Investir près de 3 milliards au moment où les finances fédérales ne sont pas excellentes, alors qu’il n’y a aucune urgence à rénover ce tunnel est une aberration. C’est d’autant plus surprenant que d’autres tronçons routiers ont, eux, urgemment besoin d’améliorations et sont, eux, vraiment dangereux. Enfin, ceux qui osent affirmer que l’on peut dépenser 3 milliards pour un deuxième tube routier (inutile) sans que cet argent ne manque ailleurs se moquent de nous. La réfection du tunnel routier du Gothard constitue un projet d’entretien et de modernisation des routes nationales, financé actuellement par le « financement spécial de la circulation routière » (FSCR). Il sera financé par le fonds pour les routes nationales et le trafic d’agglomération (FORTA) proposé par le Conseil fédéral à partir de 2018, si ce fonds est accepté (source :  ICI). C’est donc une évidence. D’autres projets, financés via ce biais (le FSCR ou le futur FORTA), seront pénalisés. 
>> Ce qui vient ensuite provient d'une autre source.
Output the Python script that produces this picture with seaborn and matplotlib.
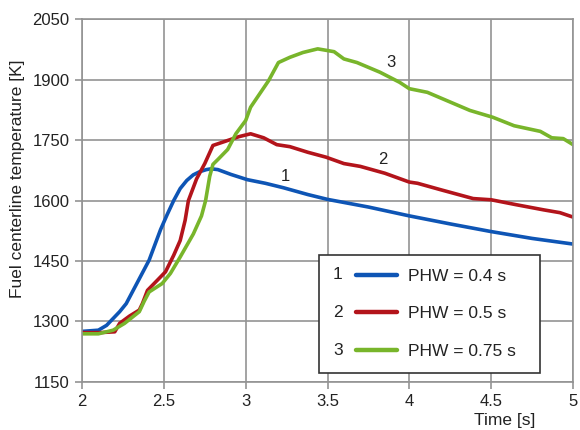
import numpy as np
import pandas as pd
import matplotlib
matplotlib.use("Agg")
import matplotlib.pyplot as plt
import seaborn as sns
from matplotlib.legend_handler import HandlerBase
from matplotlib.lines import Line2D
from matplotlib.text import Text

# ---- data ----
t1 = [2.0, 2.1, 2.15, 2.19, 2.23, 2.27, 2.34, 2.41, 2.48, 2.52, 2.56, 2.60, 2.64, 2.68,
      2.72, 2.76, 2.79, 2.83, 2.91, 3.01, 3.12, 3.23, 3.38, 3.5, 3.75, 4.0, 4.25, 4.5,
      4.75, 5.0]
T1 = [1275, 1278, 1290, 1307, 1324, 1344, 1398, 1452, 1528, 1565, 1600, 1630, 1650, 1664,
      1672, 1677, 1679, 1677, 1665, 1652, 1643, 1632, 1615, 1603, 1584, 1562, 1542, 1523,
      1506, 1492]

t2 = [2.0, 2.11, 2.2, 2.23, 2.29, 2.35, 2.37, 2.40, 2.46, 2.51, 2.56, 2.60, 2.63, 2.65,
      2.70, 2.75, 2.80, 2.88, 2.96, 3.03, 3.11, 3.19, 3.27, 3.38, 3.49, 3.6, 3.7, 3.85,
      4.0, 4.05, 4.2, 4.39, 4.5, 4.65, 4.82, 4.92, 5.0]
T2 = [1272, 1272, 1274, 1295, 1313, 1328, 1345, 1377, 1402, 1423, 1464, 1501, 1551, 1600,
      1654, 1692, 1737, 1748, 1759, 1766, 1756, 1739, 1734, 1720, 1708, 1692, 1685, 1668,
      1646, 1643, 1626, 1605, 1602, 1590, 1577, 1570, 1559]

t3 = [2.0, 2.1, 2.19, 2.26, 2.35, 2.38, 2.41, 2.49, 2.54, 2.60, 2.68, 2.73, 2.755, 2.78,
      2.80, 2.83, 2.89, 2.94, 3.0, 3.03, 3.14, 3.20, 3.27, 3.35, 3.44, 3.54, 3.60, 3.68,
      3.82, 3.94, 4.0, 4.11, 4.37, 4.51, 4.64, 4.80, 4.87, 4.94, 5.0]
T3 = [1269, 1269, 1278, 1295, 1324, 1350, 1373, 1394, 1419, 1460, 1517, 1562, 1600, 1660,
      1690, 1702, 1727, 1766, 1799, 1832, 1898, 1943, 1956, 1968, 1977, 1970, 1952, 1943,
      1919, 1894, 1878, 1869, 1824, 1807, 1786, 1772, 1756, 1754, 1739]

series_names = ["PHW = 0.4 s", "PHW = 0.5 s", "PHW = 0.75 s"]
series_nums = ["1", "2", "3"]
colors = ["#0e55b5", "#b3141b", "#78b52b"]

x_ticks = [2, 2.5, 3, 3.5, 4, 4.5, 5]
x_tick_labels = ["2", "2.5", "3", "3.5", "4", "4.5", "5"]
y_ticks = [1150, 1300, 1450, 1600, 1750, 1900, 2050]

# curve annotations (number label positions)
ann_nums = ["1", "2", "3"]
ann_x = [3.24, 3.84, 3.89]
ann_y = [1660, 1703, 1943]

df = pd.concat([
    pd.DataFrame({"Time": t1, "Temp": T1, "series": series_names[0]}),
    pd.DataFrame({"Time": t2, "Temp": T2, "series": series_names[1]}),
    pd.DataFrame({"Time": t3, "Temp": T3, "series": series_names[2]}),
])

sns.set_theme(style="white")
plt.rcParams["font.family"] = ["Liberation Sans", "DejaVu Sans"]

fig = plt.figure(figsize=(5.8, 4.3), dpi=100)
ax = fig.add_axes([0.1414, 0.1123, 0.8466, 0.8424])

sns.lineplot(data=df, x="Time", y="Temp", hue="series", palette=colors,
             estimator=None, sort=False, linewidth=2.6, legend=False, ax=ax)

ax.set_xlim(2, 5)
ax.set_ylim(1150, 2050)
ax.set_xticks(x_ticks)
ax.set_xticklabels(x_tick_labels)
ax.set_yticks(y_ticks)
ax.grid(True, color="#939393", linewidth=1.2)
ax.set_axisbelow(True)
for s in ax.spines.values():
    s.set_color("#939393")
    s.set_linewidth(1.2)
ax.tick_params(axis="both", which="major", labelsize=12, colors="#939393",
               labelcolor="#222222", length=5, width=1.2, pad=4, bottom=True, left=True)

ax.set_ylabel("Fuel centerline temperature [K]", fontsize=12.5, color="#222222")
ax.yaxis.set_label_coords(-0.116, 0.56)
ax.set_xlabel("Time [s]", fontsize=12.5, color="#222222")
ax.xaxis.set_label_coords(0.861, -0.085)

for n, xx, yy in zip(ann_nums, ann_x, ann_y):
    ax.text(xx, yy, n, fontsize=12, color="#222222", ha="center", va="center")


class NumLineHandler(HandlerBase):
    def __init__(self, num, color):
        super().__init__()
        self.num = num
        self.color = color

    def create_artists(self, legend, orig_handle, xdescent, ydescent, width, height,
                       fontsize, trans):
        y = height / 2 - ydescent
        t = Text(x=-xdescent, y=y, text=self.num, ha="left", va="center",
                 fontsize=fontsize, color="#222222", transform=trans)
        l = Line2D([-xdescent + 0.36 * width, -xdescent + width], [y, y],
                   color=self.color, linewidth=3.2, transform=trans)
        return [t, l]


lines = ax.get_lines()[:3]
hmap = {ln: NumLineHandler(n, c) for ln, n, c in zip(lines, series_nums, colors)}
leg = ax.legend(lines, series_names, handler_map=hmap, loc="lower left",
                bbox_to_anchor=(0.483, 0.024, 0.45, 0.323), mode="expand",
                fontsize=12.5, frameon=True,
                fancybox=False, edgecolor="#333333", framealpha=1,
                handlelength=3.7, handletextpad=0.6, labelspacing=1.3,
                borderpad=0.8, borderaxespad=0)
leg.get_frame().set_linewidth(1.2)
for txt in leg.get_texts():
    txt.set_color("#222222")

fig.savefig("out.png", dpi=100)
Quant à l’argument de la sécurité, sur lequel les tunneliers et leurs alliés font campagne, il ne tient tout simplement pas la route. Evidemment, construire deux tube supprimera le risque de collision frontale. Mais le vrai danger dans un tunnel, ce sont les camions. En prenant le train, ils ne risquent ni collision, ni surchauffe. Ajoutons que depuis 2001, des mesures de sécurité ont été prises au Gothard, qui ne figure d’ailleurs pas dans les points noirs du réseau routier national identifiés par l’OFROU (source : ICI). Même s'il est toujours désagréable de faire campagne sur les morts, ce sont bien ces points noirs qu'il est urgent d'assainir. Ensuite, le second tube sera inauguré dans deux décennies. Jusqu'en 2030 (si les travaux se déroulent comme prévu ce qui est rarement le cas), les véhicules continueront à circuler dans un tube bidirectionnel. D’ici là, d’immenses progrès auront été faits en matière de sécurité des véhicules, réduisant le risque de collision de manière conséquente. Enfin, une évidence qu'il est bon de rappeler: le risque zéro n'existera jamais. Un camion prenant feu dans un tunnel, qu'il soit bidirectionnel ou pas, fait courir un risque important à ses usagers, parce que son pouvoir calorifique est immense. Pour améliorer la sécurité il convient, comme je l'ai déjà dit, de mettre ces camions sur des trains (nous avons les capacités pour y parvenir, voir ICI, article en allemand).

Pour conclure ce paragraphe lié à la sécurité, j'ajouterai deux éléments importants:

  • Le concept de sécurité du tunnel du Mont-Blanc, où il n'y a plus eu de collision frontale depuis 15 ans, peut servir d'inspiration pour améliorer encore la sécurité au Gothard (pour plus de détails, vous pouvez lire cet article). 
  • Le tunnel routier du Gothard possède une galerie de sûreté. Parallèle au tunnel routier, la galerie de sûreté est éclairée et peut être empruntée par de petits véhicules. Elle est reliée au tunnel principal tous les 250 m par des abris. Ces abris possèdent un système de ventilation distinct de celui du tunnel et pour des raisons de sécurité, une surpression est maintenue par rapport au tunnel. Ainsi, en cas d’incendie dans le tunnel, aucune fumée ni gaz inflammable ne peut pénétrer dans les abris ni dans la galerie de sûreté (les détails ICI).

Le 28 février, je vous invite à voter NON au second tube routier du Gothard. Construire un deuxième tunnel pour rénover le premier est une solution peu efficiente, coûteuse et inappropriée. En l’absence d’urgence, il convient d’étudier les alternatives proposées par les opposants avant de dépenser 3 milliards pour un nouveau tunnel routier. Nous sommes tout de même au 21ème siècle ! La Suisse, pays de l’innovation, peut sans aucun doute proposer de bien meilleures solutions.